Il vantaggio principale sarebbe l’introduzione di una base più formale per la valutazione dei progressi di qualunque Stato che ambisca a entrare nell’UE – oggi parliamo di Balcani occidentali, domani forse di Europa orientale. Questo permetterebbe di valutare in modo più credibile ed oggettivo l’applicazione del principio “more for more”, che lega l’efficacia delle riforme varate all’aumento dei fondi messi a disposizione da Bruxelles.
A pagina 5 del vostro report si legge: “Invece che essere visti come membri di serie B, i nuovi Stati membri [allo stadio 3] sarebbero visti come delle avanguardie, in quanto la non concessione del potere di veto li avvicinerebbe già a quello che l’UE probabilmente sarà divenuta nel frattempo. La centralità del requisito di unanimità verrà progressivamente ridotta”. Cosa significa?
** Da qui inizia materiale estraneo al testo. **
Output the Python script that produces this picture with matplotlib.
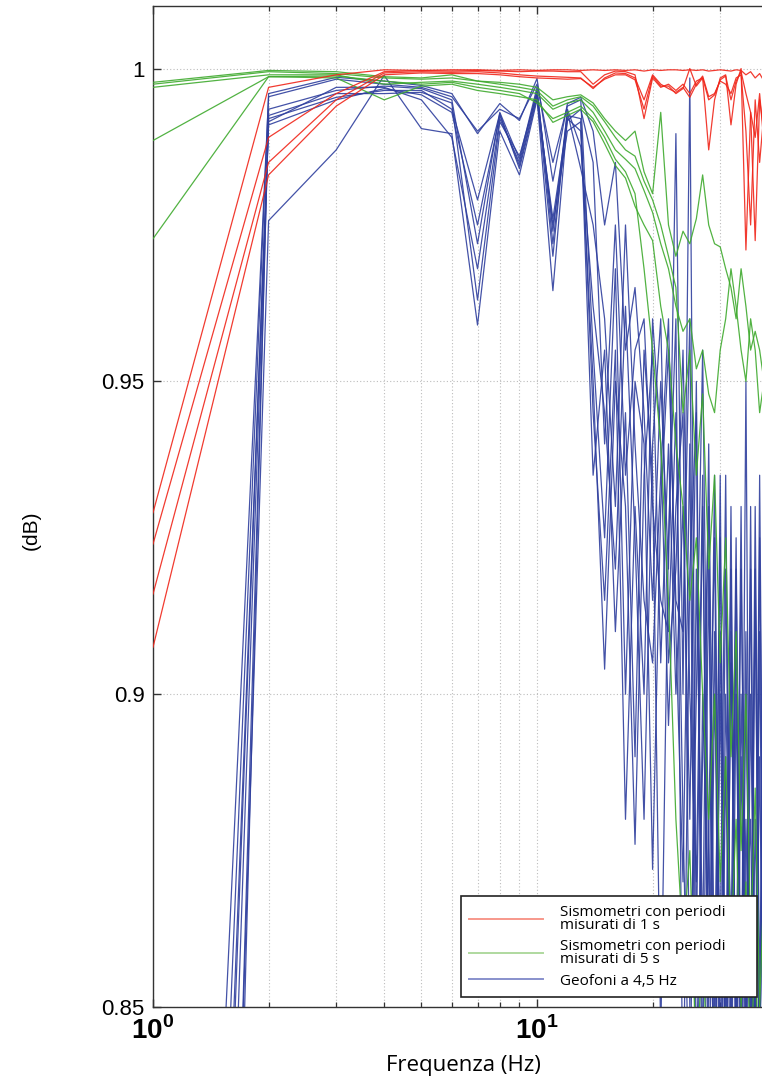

Noi ipotizziamo che, quando uno dei paesi candidati sarà effettivamente arrivato allo stadio 3, l’Unione europea avrà già attuato questa riforma, un’evoluzione evidentemente necessaria, come emerge da molti dibattiti odierni. Di fatto, secondo noi, lo stadio 3 diventerà l’ultimo stadio, tutti gli Stati membri si ritroveranno a questo livello: votazione a maggioranza qualificata ma nessun potere di veto. È uno scenario che, da un lato, auspichiamo, dall’altro, diamo già per scontato.
Un’ultima domanda specifica sulla libertà di circolazione, un tema che sta a cuore a molti cittadini dei paesi candidati. Riprendo due citazioni dal vostro report: “Il capitolo 2, sulla libera circolazione dei lavoratori, merita un’attenzione particolare, in quanto non ci dovrebbe essere una prematura apertura totale che potrebbe innescare migrazioni troppo numerose” (pagina 6) e “I cittadini degli Stati che avranno raggiunto lo stadio 1 avranno il diritto di lavorare nelle istituzioni europee, ma solo sulla base di contratti temporanei (3-5 anni), in modo da non alimentare il fenomeno della fuga dei cervelli, e al contrario contribuire al consolidamento di professionalità specializzate in affari europei quando poi questi funzionari ritornano a casa, una volta scaduto il loro contratto” (pagina 14). Provvedimenti del genere, andando a limitare la possibilità di trasferirsi all’estero per lavoro, non rischiano di frustrare ulteriormente i cittadini dei paesi candidati?
Senza dubbio. La nostra proposta frustrerebbe le persone che intendono migrare per avere migliori condizioni di lavoro. Tuttavia, queste società capiscono bene cosa comporta una fuga dei cervelli di questa entità. E né il paese destinatario né quello ospitante hanno interesse ad alimentare il fenomeno. Dopo l’allargamento del 2004, alcuni Stati optarono per aprire le porte completamente, mentre altri andarono più cauti, mantenendo alcune restrizioni. Il Regno Unito e l’Irlanda scelsero la prima opzione, accogliendo di colpo molte persone dai paesi baltici e dalla Polonia, che si trovarono a fronteggiare una perdita di capitale umano immensa quanto improvvisa. Da qualche tempo si discute di legare la libertà di movimento al raggiungimento di un certo rapporto tra il livello di reddito medio nel paese da cui si intende emigrare e quello medio nell’Ue. Tradotto: prima lo Stato si attrezza per garantire stipendi e condizioni degni ai propri cittadini, poi si concede loro la possibilità di espatriare per lavoro. In Bulgaria oggi lo stipendio medio è circa un quarto di quello medio in Unione europea, in alcuni Stati dei Balcani occidentali è il 10%: è chiaro che con gap simili le persone siano spinte a partire. Quindi ritengo che questa opzione meriti di essere discussa.